Existing Gaussian splatting methods often fall short in achieving satisfactory novel view synthesis in driving scenes, primarily due to the absence of crafty design and geometric constraints for the involved elements. This paper introduces a novel neural rendering method termed Decoupled Hybrid Gaussian Splatting (DHGS), targeting at promoting the rendering quality of novel view synthesis for static driving scenes. The novelty of this work lies in the decoupled and hybrid pixel-level blender for road and non-road layers, without the conventional unified differentiable rendering logic for the entire scene, while still maintaining consistent and continuous superimposition through the proposed depth-ordered hybrid rendering strategy. Additionally, an implicit road representation comprised of a Signed Distance Field (SDF) is trained to supervise the road surface with subtle geometric attributes. Accompanied by the use of auxiliary transmittance loss and consistency loss, novel images with imperceptible boundary and elevated fidelity are ultimately obtained.

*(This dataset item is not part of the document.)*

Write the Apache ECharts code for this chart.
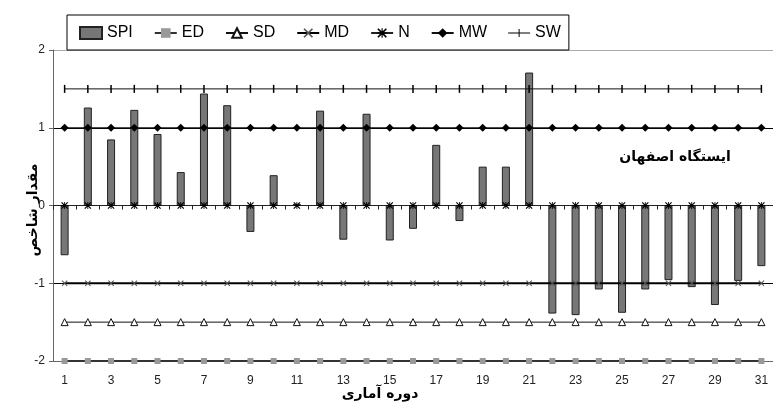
<!DOCTYPE html>
<html>
<head>
<meta charset="utf-8">
<script src="https://cdn.jsdelivr.net/npm/echarts@6/dist/echarts.min.js"></script>
<style>html,body{margin:0;padding:0;background:#fff}#c{width:773px;height:414px}</style>
</head>
<body>
<div id="c"></div>
<script>
var categories = ['1','2','3','4','5','6','7','8','9','10','11','12','13','14','15','16','17','18','19','20','21','22','23','24','25','26','27','28','29','30','31'];
var yTicks = [-2, -1, 0, 1, 2];
var spi = [-0.64, 1.26, 0.85, 1.23, 0.92, 0.43, 1.44, 1.29, -0.34, 0.39, 0.02, 1.22, -0.44, 1.18, -0.45, -0.30, 0.78, -0.20, 0.50, 0.50, 1.71, -1.39, -1.41, -1.08, -1.38, -1.08, -0.96, -1.05, -1.28, -0.97, -0.78];
var ed = [-2,-2,-2,-2,-2,-2,-2,-2,-2,-2,-2,-2,-2,-2,-2,-2,-2,-2,-2,-2,-2,-2,-2,-2,-2,-2,-2,-2,-2,-2,-2];
var sd = [-1.5,-1.5,-1.5,-1.5,-1.5,-1.5,-1.5,-1.5,-1.5,-1.5,-1.5,-1.5,-1.5,-1.5,-1.5,-1.5,-1.5,-1.5,-1.5,-1.5,-1.5,-1.5,-1.5,-1.5,-1.5,-1.5,-1.5,-1.5,-1.5,-1.5,-1.5];
var md = [-1,-1,-1,-1,-1,-1,-1,-1,-1,-1,-1,-1,-1,-1,-1,-1,-1,-1,-1,-1,-1,-1,-1,-1,-1,-1,-1,-1,-1,-1,-1];
var nn = [0,0,0,0,0,0,0,0,0,0,0,0,0,0,0,0,0,0,0,0,0,0,0,0,0,0,0,0,0,0,0];
var mw = [1,1,1,1,1,1,1,1,1,1,1,1,1,1,1,1,1,1,1,1,1,1,1,1,1,1,1,1,1,1,1];
var sw = [1.5,1.5,1.5,1.5,1.5,1.5,1.5,1.5,1.5,1.5,1.5,1.5,1.5,1.5,1.5,1.5,1.5,1.5,1.5,1.5,1.5,1.5,1.5,1.5,1.5,1.5,1.5,1.5,1.5,1.5,1.5];
var yAxisTitle = 'مقدار شاخص';
var xAxisTitle = 'دوره آماری';
var stationLabel = 'ایستگاه اصفهان';

var xPath = 'path://M0,1.2L1.2,0L5,3.8L8.8,0L10,1.2L6.2,5L10,8.8L8.8,10L5,6.2L1.2,10L0,8.8L3.8,5Z';
var starPath = 'path://M0,1.2L1.2,0L4.4,3.2L4.4,0L5.6,0L5.6,3.2L8.8,0L10,1.2L6.8,4.4L10,4.4L10,5.6L6.8,5.6L10,8.8L8.8,10L5.6,6.8L5.6,10L4.4,10L4.4,6.8L1.2,10L0,8.8L3.2,5.6L0,5.6L0,4.4L3.2,4.4Z';
var barPath = 'path://M0,0L2,0L2,10L0,10Z';
var swIcon = 'path://M0,5.5L10.5,5.5L10.5,2L11.5,2L11.5,5.5L22,5.5L22,6.5L11.5,6.5L11.5,10L10.5,10L10.5,6.5L0,6.5Z';

var chart = echarts.init(document.getElementById('c'));
var lineCommon = {type: 'line', xAxisIndex: 0, yAxisIndex: 0, showSymbol: true, animation: false, silent: true};
chart.setOption({
  backgroundColor: '#ffffff',
  animation: false,
  grid: {left: 53, right: -1, top: 50, bottom: 53, containLabel: false},
  legend: {
    left: 67, top: 15,
    orient: 'horizontal',
    itemWidth: 22, itemHeight: 12, itemGap: 21,
    padding: [10, 8, 9, 12],
    borderColor: '#000', borderWidth: 1, backgroundColor: '#fff',
    textStyle: {fontFamily: 'Liberation Sans', fontSize: 16, color: '#000'},
    data: [{name: 'SPI', icon: 'rect'}, 'ED', 'SD', 'MD', 'N', 'MW', {name: 'SW', icon: swIcon}]
  },
  xAxis: [{
    type: 'category', data: categories, boundaryGap: true,
    axisLine: {show: true, onZero: true, lineStyle: {color: '#222', width: 1}},
    axisTick: {show: true, length: 4, alignWithLabel: false, lineStyle: {color: '#222'}},
    axisLabel: {show: false},
    splitLine: {show: false}
  }, {
    type: 'category', data: categories, boundaryGap: true, position: 'bottom',
    axisLine: {show: false, onZero: false},
    axisTick: {show: false},
    axisLabel: {show: true, interval: 1, margin: 14, color: '#222', fontFamily: 'Liberation Sans', fontSize: 12},
    splitLine: {show: false}
  }],
  yAxis: {
    type: 'value', min: yTicks[0], max: yTicks[yTicks.length - 1], interval: 1,
    axisLine: {show: true, lineStyle: {color: '#666', width: 1}},
    axisTick: {show: true, length: 4, lineStyle: {color: '#666'}},
    axisLabel: {margin: 8, color: '#222', fontFamily: 'Liberation Sans', fontSize: 12},
    splitLine: {show: true, lineStyle: {color: ['#666', '#000', '#222', '#000', '#aaa'], width: 1}}
  },
  graphic: [
    {type: 'text', x: 33, y: 210, rotation: Math.PI / 2,
     style: {text: yAxisTitle, font: 'bold 14px "DejaVu Sans"', fill: '#000', textAlign: 'center', textVerticalAlign: 'middle'}},
    {type: 'text', x: 380, y: 394,
     style: {text: xAxisTitle, font: 'bold 14px "DejaVu Sans"', fill: '#000', textAlign: 'center', textVerticalAlign: 'middle'}},
    {type: 'text', x: 675, y: 157,
     style: {text: stationLabel, font: 'bold 14px "DejaVu Sans"', fill: '#000', textAlign: 'center', textVerticalAlign: 'middle'}}
  ],
  series: [
    {name: 'SPI', type: 'bar', data: spi, barWidth: 8, animation: false,
     itemStyle: {color: '#777777', borderColor: '#222', borderWidth: 1}},
    Object.assign({}, lineCommon, {name: 'ED', data: ed, symbol: 'rect', symbolSize: 6,
     lineStyle: {color: '#333', width: 2}, itemStyle: {color: '#999', borderWidth: 0}}),
    Object.assign({}, lineCommon, {name: 'SD', data: sd, symbol: 'triangle', symbolSize: 7,
     lineStyle: {color: '#111', width: 1}, itemStyle: {color: '#fff', borderColor: '#111', borderWidth: 1}}),
    Object.assign({}, lineCommon, {name: 'MD', data: md, symbol: xPath, symbolSize: 6,
     lineStyle: {color: '#000', width: 2}, itemStyle: {color: '#555', borderWidth: 0}}),
    Object.assign({}, lineCommon, {name: 'N', data: nn, symbol: starPath, symbolSize: 7,
     lineStyle: {color: '#222', width: 1}, itemStyle: {color: '#000', borderWidth: 0}}),
    Object.assign({}, lineCommon, {name: 'MW', data: mw, symbol: 'diamond', symbolSize: 8,
     lineStyle: {color: '#111', width: 1}, itemStyle: {color: '#000', borderWidth: 0}}),
    Object.assign({}, lineCommon, {name: 'SW', data: sw, symbol: barPath, symbolSize: [1.5, 8],
     lineStyle: {color: '#111', width: 1}, itemStyle: {color: '#000', borderWidth: 0}})
  ]
});
</script>
</body>
</html>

Substantial experiments on the Waymo dataset prove that DHGS outperforms the state-of-the-art methods.
The left part shows the constraints guided by SDF. The top row (right part) displays rendered image and ellipsoids without SDF regularizer, and the bottom row (right part) showcases results obtained with SDF regularizer. It can be observed that the inclusion of SDF regularization leads the road model to render higher-quality images with the help of better road geometry.
The diagram illustrates the proposed depth-ordered hybrid rendering strategy for the environment and road model. Corresponding primitives of each model generate pixels with colors independently through Gaussian splatting. These colors are then composited based on their rendered depths and transmittances, producing the final rendered image.
Comparison of different methods on the Waymo dataset, the left column and right column display the quality of scene reconstruction and novel view synthesis respectively. Our method achieves high-quality reconstruction for both the environment region and the road areas, excelling over other comparative methods in these aspects.
Visual comparisons on the free-view novel view synthesis. The left and right columns respectively exhibit the results of Set3 and Set4 under the free viewpoint setting, where our method significantly outperforms other comparative methods in capturing both road and environment details.
The top row represents the camera layouts after applying various camera pose settings from a bird's eye view, while the bottom row shows the same transformations from a side view.
Visual comparisons on the free-view novel view synthesis in dynamic driving scenes. The 1st, 2nd and 3rd rows respectively exhibit the results of Ground Truth of reconstructing view, Set4 perspective view of Street Gaussian and Set4 perspective view of our method, where our method outperforms Street Gaussian in capturing road details.
The 1st, 2nd and 3rd rows respectively exhibit the results of Ground Truth of reconstructing view, Street Gaussian and our method under free-view novel view synthesis, where our method outperforms Street Gaussian in capturing road details.